「俺、ハーフモデルがタイプなんだよね」
この言葉は私を動けなくした。
ツイッターで友達とやり取りをしている、ある男性の発言に目を奪われた。プロフィール画像に写るその男性は、その発言を許されるほどかっこよかった。
彼の隣に似合う女性は、きっと日本人離れした女性なのだろうって思ってしまうほど。

日本人なのに日本人離れなんて馬鹿馬鹿しいけれど、鏡の中の私は奥二重で、平らなおでこ、筋のない鼻に低い身長だった。
「かっこいい人の目に映るには可愛くないといけないんだ」と心に深く刻んでしまった。
その頃から私は写真も鏡も、電車で私の方を見てる人も怖くなった。

「自分を変えたい」と思い二重整形をし、出来る事はなんでもした

高校2年生の夏休み思い切って二重整形をした。
思い立ったら行動してしまう性格もあって、親には「逆まつげの手術だ」と言い、美容整形外科へ行った。未成年の私は母の代わりに叔母にサインをしてもらった。
可愛くなりたい。
その思いだけを持って手術台にあがった。痛かったのか、ダウンタイムは家に引きこもって何をしていたのか、何も覚えていない。
ただ、鏡を見た時、いつも「自分を変えたい」とだけ思ってしていた私は人生が変わった気がして嬉しかった。
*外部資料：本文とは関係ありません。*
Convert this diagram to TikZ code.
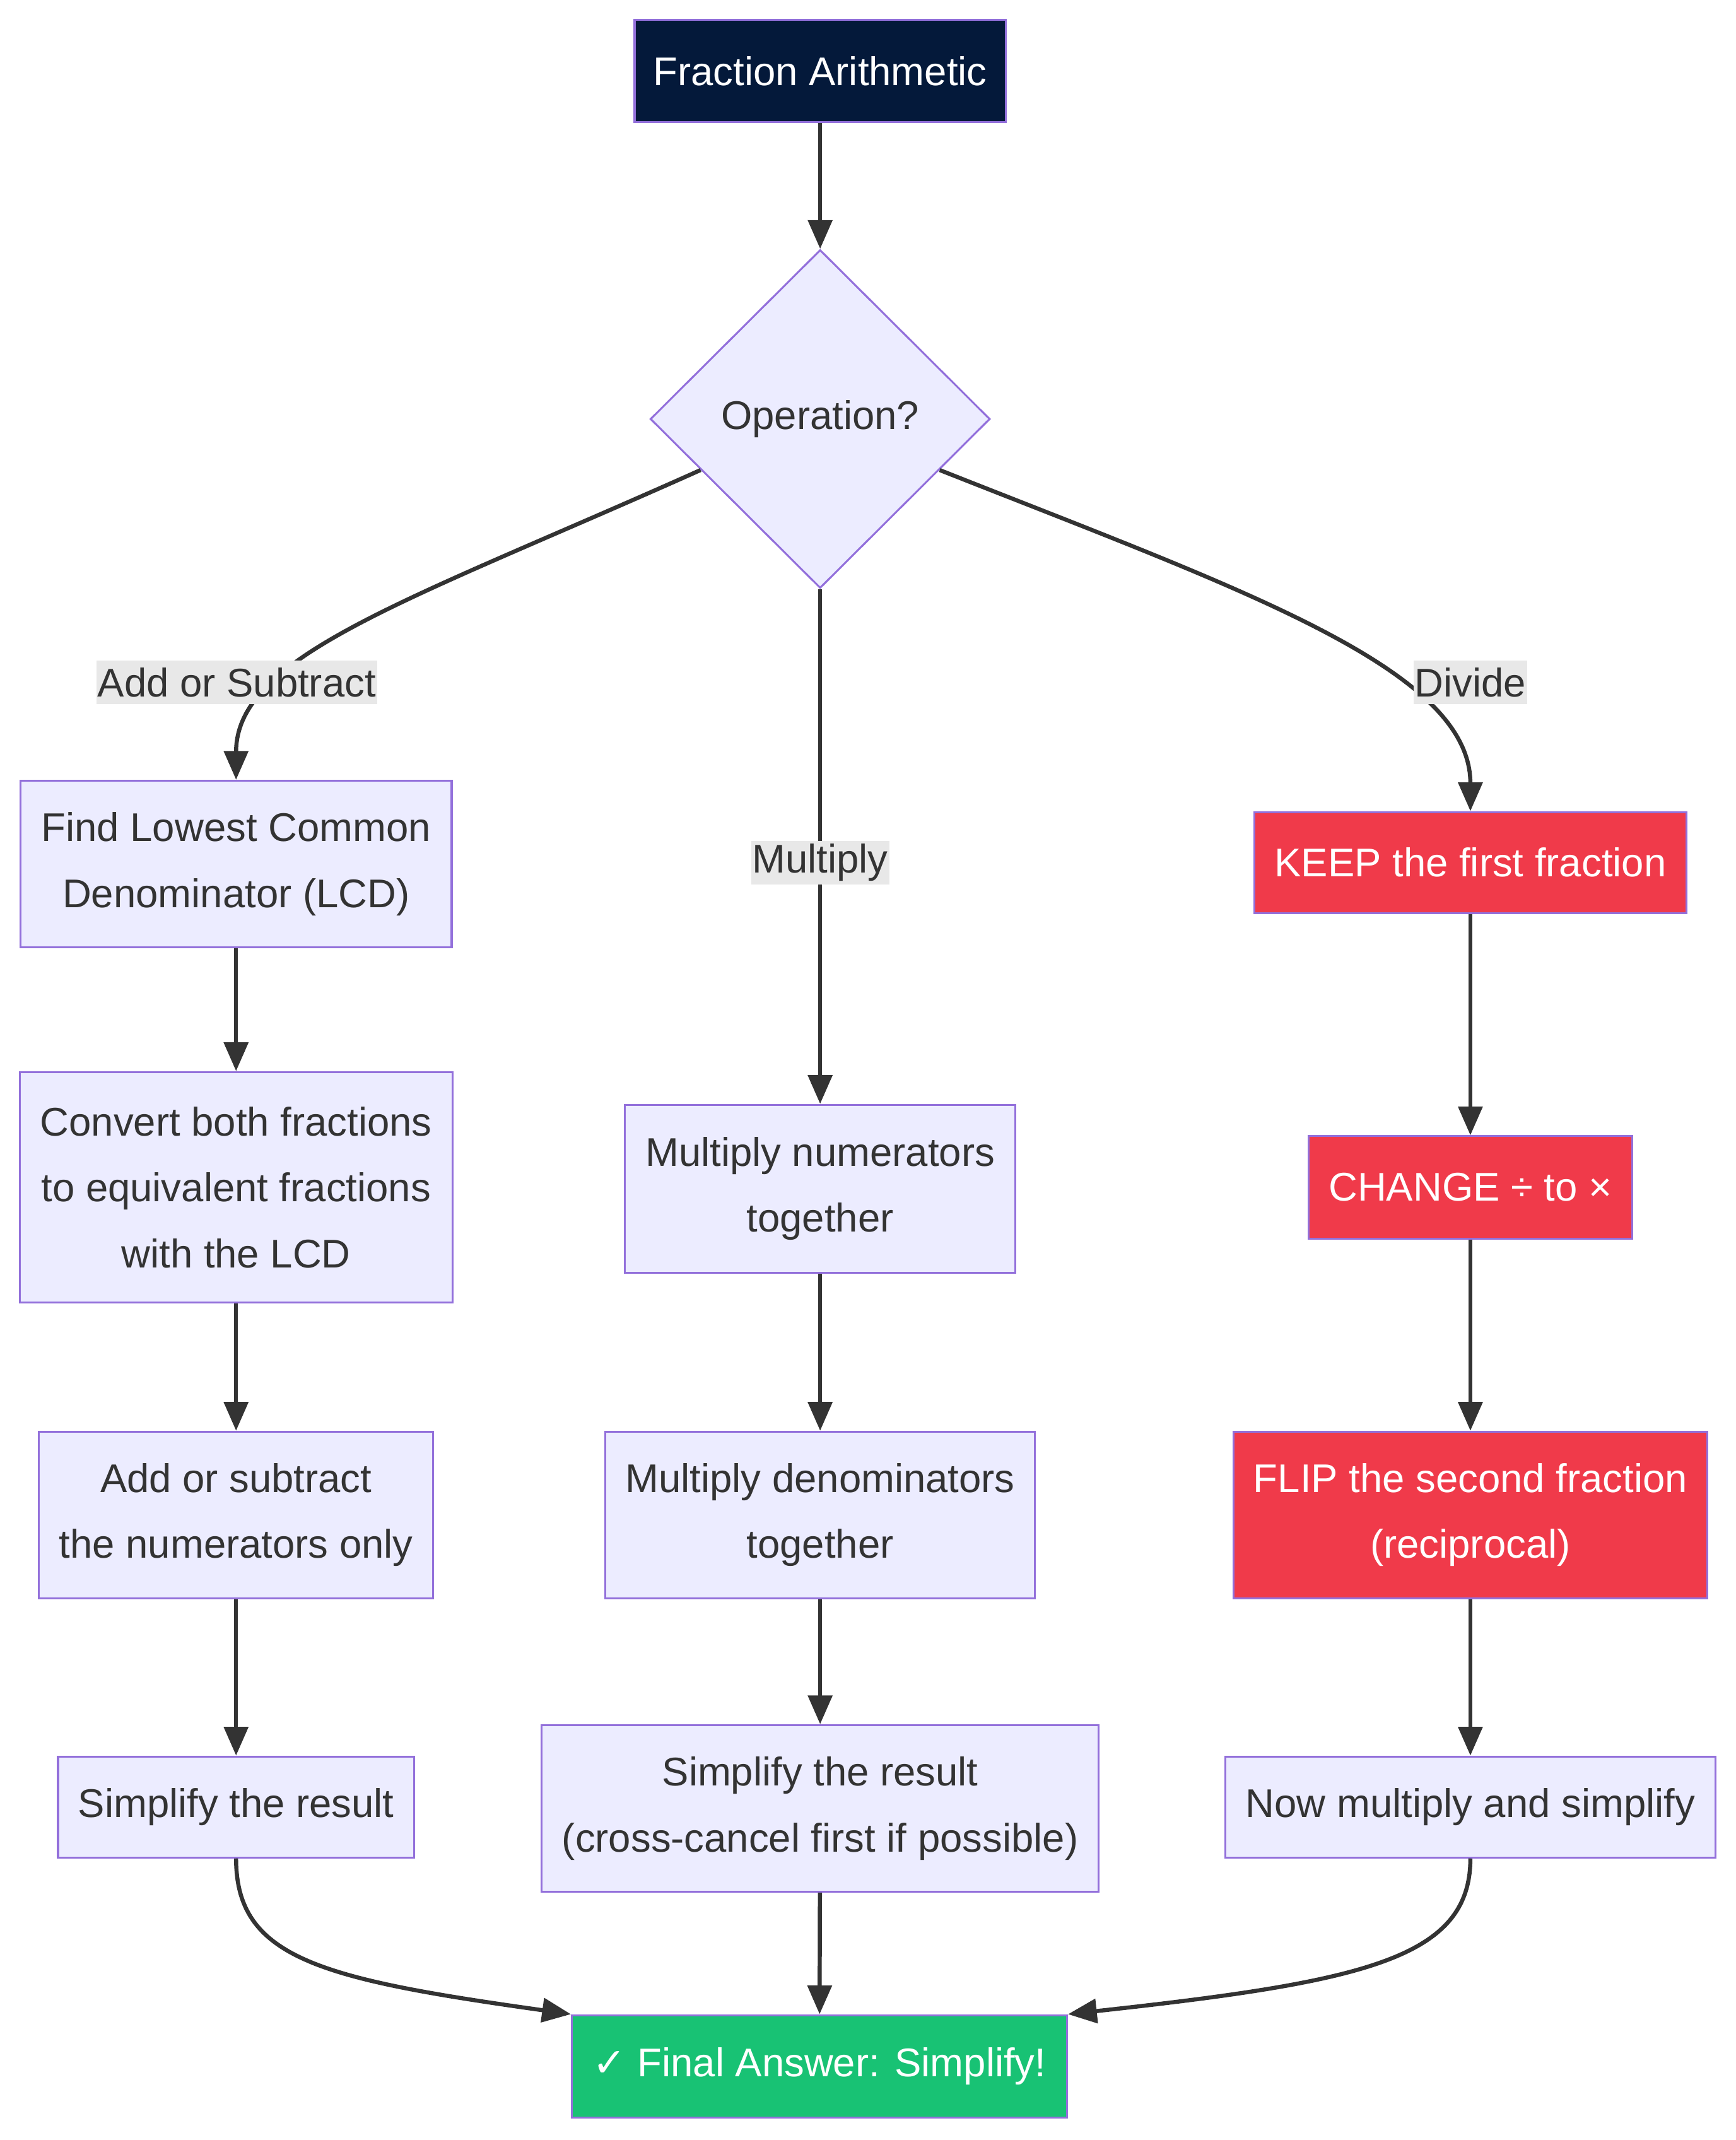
\documentclass[tikz,border=0pt]{standalone}
\usepackage{fontspec}
\setmainfont{Liberation Sans}
\newfontfamily\symfont{DejaVu Sans}
\usetikzlibrary{arrows.meta,shapes.geometric,calc}
\definecolor{lila}{HTML}{9370DB}
\definecolor{boxfill}{HTML}{ECECFF}
\definecolor{txt}{HTML}{333333}
\definecolor{navy}{HTML}{04193A}
\definecolor{rot}{HTML}{F03A4A}
\definecolor{gruen}{HTML}{18C274}
\definecolor{lblgrau}{HTML}{E8E8E8}
\tikzset{
  box/.style={draw=lila,fill=boxfill,line width=0.8pt,text=txt,align=center,
    inner sep=0pt,font=\fontsize{16.7}{27.5}\selectfont},
  startbox/.style={box,fill=navy,text=white},
  keepbox/.style={box,fill=rot,text=white},
  donebox/.style={box,fill=gruen,text=white},
  frage/.style={box,diamond,aspect=1,minimum width=4.98cm,minimum height=4.96cm},
  pfeil/.style={-{Triangle[length=12pt,width=10pt]},txt,line width=1.7pt},
  lbl/.style={fill=lblgrau,text=txt,inner xsep=0.5pt,inner ysep=0pt,
    minimum height=0.64cm,font=\fontsize{16.7}{20}\selectfont},
}

\begin{document}
\begin{tikzpicture}[x=0.02cm,y=-0.02cm]
  \useasboundingbox (0,0) rectangle (1272,1568);
  % Start und Verzweigung
  \node[startbox,minimum width=5.44cm,minimum height=1.50cm] (start) at (601,52) {Fraction Arithmetic};
  \node[frage] (op) at (601,307) {Operation?};
  % linke Spalte: addieren / subtrahieren
  \node[box,minimum width=6.32cm,minimum height=2.44cm] (lcd) at (173,633) {Find Lowest Common\\Denominator (LCD)};
  \node[box,minimum width=6.34cm,minimum height=3.38cm] (conv) at (173,870) {Convert both fractions\\to equivalent fractions\\with the LCD};
  \node[box,minimum width=5.78cm,minimum height=2.44cm] (addnum) at (173,1110) {Add or subtract\\the numerators only};
  \node[box,minimum width=5.22cm,minimum height=1.48cm] (simpA) at (173,1324) {Simplify the result};
  % mittlere Spalte: multiplizieren
  \node[box,minimum width=5.72cm,minimum height=2.46cm] (mulnum) at (601,871) {Multiply numerators\\together};
  \node[box,minimum width=6.30cm,minimum height=2.44cm] (mulden) at (601,1110) {Multiply denominators\\together};
  \node[box,minimum width=8.16cm,minimum height=2.44cm] (simpM) at (601,1325) {Simplify the result\\(cross-cancel first if possible)};
  % rechte Spalte: dividieren
  \node[keepbox,minimum width=6.34cm,minimum height=1.48cm] (keep) at (1077.5,632) {KEEP the first fraction};
  \node[keepbox,minimum width=4.74cm,minimum height=1.50cm] (change) at (1077.5,870) {CHANGE ÷ to ×};
  \node[keepbox,minimum width=6.94cm,minimum height=2.44cm] (flip) at (1077.5,1110) {FLIP the second fraction\\(reciprocal)};
  \node[box,minimum width=7.18cm,minimum height=1.48cm] (simpD) at (1077.5,1324) {Now multiply and simplify};
  % Ergebnis
  \node[donebox,minimum width=7.26cm,minimum height=1.50cm] (final) at (600.5,1514) {{\symfont ✓} Final Answer: Simplify!};

  \draw[pfeil] (start) -- (op);
  \draw[pfeil] ($(op.west)!0.3!(op.south)$) .. controls (300,440) and (173,480) .. (lcd.north);
  \draw[pfeil] (op.south) -- (mulnum.north);
  \draw[pfeil] ($(op.east)!0.3!(op.south)$) .. controls (910,432) and (1077.5,490) .. (keep.north);
  \draw[pfeil] (lcd) -- (conv);
  \draw[pfeil] (conv) -- (addnum);
  \draw[pfeil] (addnum) -- (simpA);
  \draw[pfeil] (mulnum) -- (mulden);
  \draw[pfeil] (mulden) -- (simpM);
  \draw[pfeil] (keep) -- (change);
  \draw[pfeil] (change) -- (flip);
  \draw[pfeil] (flip) -- (simpD);
  \draw[pfeil] (simpA.south) .. controls (173,1435) and (235,1450) .. (final.north west);
  \draw[pfeil] (simpM) -- (final);
  \draw[pfeil] (simpD.south) .. controls (1077.5,1435) and (1000,1452) .. (final.north east);

  % Kantenbeschriftungen
  \node[lbl] (lAdd) at (173.5,500) {Add or Subtract};
  \node[lbl] (lMul) at (601,632) {Multiply};
  \node[lbl] (lDiv) at (1077.5,500) {Divide};
\end{tikzpicture}
\end{document}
そこから無理なダイエットも、鼻を高くするために家の中で洗濯バサミで鼻をつまんだ事も、肌のために皮膚科へ行くのも、出来る事はなんでもした。
自分を好きになる為に。いつか彼の視界に入る為に。
私はツイッターで自分の顔を載せるようになった。
そこから、彼と出会うのは早かった。
彼が友達に私を紹介してほしいと言っていたのだ。
私は彼の恋人になって間もなく「俺ブスが嫌いなんだよね」という彼の言葉に安心した。
私はブスじゃないんだ。

失恋し、二重整形の糸は取れ、鏡には下を向き猫背で歩く私の姿が映る

彼と付き合って半年後、私はアメリカへ留学する事になった。
「俺、待ってるから」と彼は言い、私がアメリカへ着いて1ヶ月後に浮気していると分かった。
いつからなのか分からない。
でも、私自身を好きでいてくれているわけじゃないなんて、初めから分かっていた。
それは私にも同じ事だった。
泣いて泣いて、ある日、二重整形の糸が取れた。
当然アメリカにはアイプチなどが売っていなかった。
二重ではない私は、人と目を見て話す事への恐怖に後戻りした。
ふと鏡を見ると、下を向き、猫背で歩く私が映った。
「英語を話すようになりたい」そう決めて、留学しているのに、なにをしているんだろう。自分を今までで1番嫌いになった。そして、失恋した時よりも泣いた。

次の日、私は前を向いて歩いてみた。
太陽の光が明るいと気づいた。私の容姿など誰も気にしていなかった。
教室へ入ると、スペイン人の友人が「美しい目だね」と私を褒めた。
カラーコンタクトがないと、人と目を合わせられなかった私にとって、衝撃的な言葉だった。

自分を好きになるには、まず1番近くにいる私の中身を変えるしかない

私は私を受け入れるために、私が1番私を好きでいられるように、私が私を1番信用した。
私は私の顔を見て生活していない。
常に、誰かの顔や景色が目に映る。
自分を好きになるには、まず1番近くにいる私の中身を変えるしかない。
「可愛くないから、振られた」
「つまらないから、会話に入れてもらえない」
「醜いから、優しくされない」
と私に声をかけるのは私の中身だと気づいた。

それなら、私は中身を変えるために沢山勉強した。
英語を話せるようになれば、たくさんの人の人生を聞ける。
世界史を学べば、自分の小ささが知れる。
哲学を理解すれば、相手の気持ちに寄り添える。
沢山本を読み、私はもう前の私ではなくなった。
私が私にかける声も変わった。

日本に帰り、私は沢山の過去の私がいると気づいた。
完璧に化粧をし可愛く着飾っているけれど、心の中の自分自身が自分自身を愛せていない女性たち。
帰国して1ヶ月経たないうちに彼から連絡がきた。
私はもう誰にも私の人生を邪魔されない。
全ての女性に気付きのタイミングを。